I climbed the small dune behind the lighthouse to sit for a moment and enjoy the view and the prettiness of some daisies.

Then, I descended back down to the rocks and continued north towards the stunning beach that I knew lay ahead, the sands of Budle Bay.

What a beach! I looked back at the lighthouse…

then continued forward again to a beach, sea, and sky that was there just for me.

I walked for perhaps another kilometre before I reached an impasse, Budle Water, the combined outflow at Budle Bay of Warren Burn and Ross Low.

I walked inland beside the river for a ways and then turned to climb into the dunes, looking for a trail that might lead across the dunes back towards Bamburgh village.

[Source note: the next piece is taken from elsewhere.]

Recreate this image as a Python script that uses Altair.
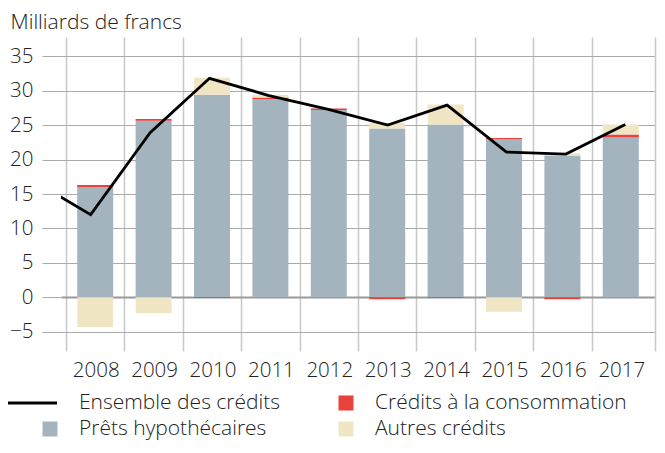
import altair as alt
import pandas as pd

# ---- data (milliards de francs) ----
years = [2008, 2009, 2010, 2011, 2012, 2013, 2014, 2015, 2016, 2017]
prets = [16.0, 25.65, 29.4, 28.8, 27.2, 24.5, 25.1, 23.0, 20.6, 23.2]
conso = [0.3, 0.25, -0.1, 0.23, 0.2, -0.3, -0.1, 0.15, -0.3, 0.45]
autres = [-4.3, -2.3, 2.5, 0.4, 0.0, 0.8, 2.9, -2.1, 0.3, 1.45]

line_years = [2007, 2008, 2009, 2010, 2011, 2012, 2013, 2014, 2015, 2016, 2017]
total = [17.1, 12.0, 23.9, 31.8, 29.3, 27.3, 25.0, 27.9, 21.1, 20.8, 25.1]

series = ["Prêts hypothécaires", "Crédits à la consommation", "Autres crédits"]
series_colors = ["#a3b4be", "#e8423a", "#f0e6c3"]
line_name = "Ensemble des crédits"

leg_labels = ["Ensemble des crédits", "Crédits à la consommation", "Prêts hypothécaires", "Autres crédits"]
leg_col = [0, 1, 0, 1]
leg_row = [0, 0, 1, 1]

y_ticks = [-5, 0, 5, 10, 15, 20, 25, 30, 35]
x_bounds = [2007.5 + i for i in range(10)]

FONT = "Open Sans"
WEIGHT = 300
TXT = "#222222"
VGRID = "#c8c8c8"
HGRID = "#aaaaaa"

W, H = 594, 314

rows = []
for i, yr in enumerate(years):
    for k, vals in enumerate([prets, conso, autres]):
        rows.append({"year": yr, "serie": series[k], "value": vals[i], "ordre": k})
bars_df = pd.DataFrame(rows)
line_df = pd.DataFrame({"year": line_years, "total": total})
leg_df = pd.DataFrame({"label": leg_labels, "col": leg_col, "row": leg_row})

xscale = alt.Scale(domain=[2007.5, 2017.5], nice=False, zero=False)
yscale = alt.Scale(domain=[-7.8, 37.8], nice=False, zero=False)
cscale = alt.Scale(domain=series, range=series_colors)

xaxis = alt.Axis(
    values=x_bounds, grid=True, gridColor=VGRID, gridWidth=1.5,
    ticks=False, domain=False,
    labelExpr="'' + (datum.value + 0.5)",
    labelOffset=29.7, labelPadding=9, labelOverlap=False, labelBound=False,
    labelFlush=False, labelFontSize=20.5, labelColor=TXT, labelFont=FONT,
    labelFontWeight=WEIGHT, title=None,
)

yaxis = alt.Axis(
    values=y_ticks, grid=True,
    gridColor=alt.condition("datum.value === 0", alt.value("#999999"), alt.value(HGRID)),
    gridWidth=alt.condition("datum.value === 0", alt.value(2), alt.value(1)),
    tickColor=HGRID, tickSize=19, tickWidth=1, domain=False,
    labelPadding=9, labelFontSize=20.5, labelColor=TXT, labelFont=FONT, labelFontWeight=WEIGHT,
    title="Milliards de francs", titleAngle=0, titleAlign="left", titleBaseline="alphabetic",
    titleX=-51, titleY=-9, titleFontSize=21, titleFontWeight=WEIGHT, titleColor=TXT, titleFont=FONT,
)

bars = alt.Chart(bars_df).mark_bar(size=36).encode(
    x=alt.X("year:Q", scale=xscale, axis=xaxis),
    y=alt.Y("value:Q", stack="zero", scale=yscale, axis=yaxis),
    color=alt.Color("serie:N", scale=cscale, legend=None),
    order=alt.Order("ordre:Q"),
)

right_axis = alt.Axis(values=y_ticks, orient="right", labels=False, domain=True,
                      domainColor=VGRID, domainWidth=1.5, grid=False,
                      ticks=False, title=None)
line = alt.Chart(line_df).mark_line(color="black", strokeWidth=2.8, clip=True).encode(
    x=alt.X("year:Q", scale=xscale, axis=None),
    y=alt.Y("total:Q", scale=yscale, axis=right_axis),
)

# ---- legend, placed below the plot through its own scales ----
lx = alt.X("col:Q", scale=alt.Scale(domain=[0, 1], range=[18, 314]), axis=None)
ly = alt.Y("row:Q", scale=alt.Scale(domain=[0, 1], range=[366, 392]), axis=None)
lbase = alt.Chart(leg_df)
ltext = lbase.mark_text(align="left", baseline="middle", fontSize=21, font=FONT,
                        fontWeight=WEIGHT, color=TXT).encode(x=lx, y=ly, text="label:N")
lsq = lbase.transform_filter(alt.datum.label != line_name).mark_square(
    size=225, opacity=1, xOffset=-29).encode(
    x=lx, y=ly, color=alt.Color("label:N", scale=cscale, legend=None))
lline = lbase.transform_filter(alt.datum.label == line_name).mark_rule(
    color="black", strokeWidth=2.8, xOffset=-71, x2Offset=-22).encode(
    x=lx, x2=alt.X2("col:Q"), y=ly)

chart = alt.layer(bars, line, lline, lsq, ltext).resolve_scale(
    x="independent", y="independent"
).resolve_axis(x="independent", y="independent").properties(
    width=W, height=H,
    autosize=alt.AutoSizeParams(type="none"),
    padding={"left": 53, "top": 29, "right": 2, "bottom": 89},
).configure(font=FONT).configure_view(stroke=None)

chart.save("out.html", embed_options={"renderer": "svg", "actions": False})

There was no trail easily visible, and my brain and body together decided that I probably wasn’t up to the challenge of going up and down and around the slippy-slidey dunes. So, I retraced my steps, happily, back down the wide golden expanse of the beach to the castle, then the village, then up to my room under the eaves. Thank you, Bamburgh, for another day of fabulous history and magnificent natural beauty.

2 thoughts on “Bamburgh Castle and Beach – Another fabulous day

  1. I was just quickly scrolling through your pictures (with the intention to go back to your post later) and my eye caught on the photo of a painting of a girl in a rowboat, in a stormy sea. That photo itself brought to mind a story I read recently, I don’t even remember where. But the details of the impossible situation of the survivors of a shipwreck that clung to freezing cold slippery sharp rocks always stayed with me, and the girl and her father going out to save them, in spite of how treacherous it was. It was a very sad story not everyone was saved, including two children and a clergyman. I didn’t remember the girl’s name. Sure enough that memorial on your trip was to Grace Darling. A name I won’t forget again. With a name like that we could all be heros!

  2. What beautiful views from the castle but can you imagine how cold it must have been when it was occupied? Brrr!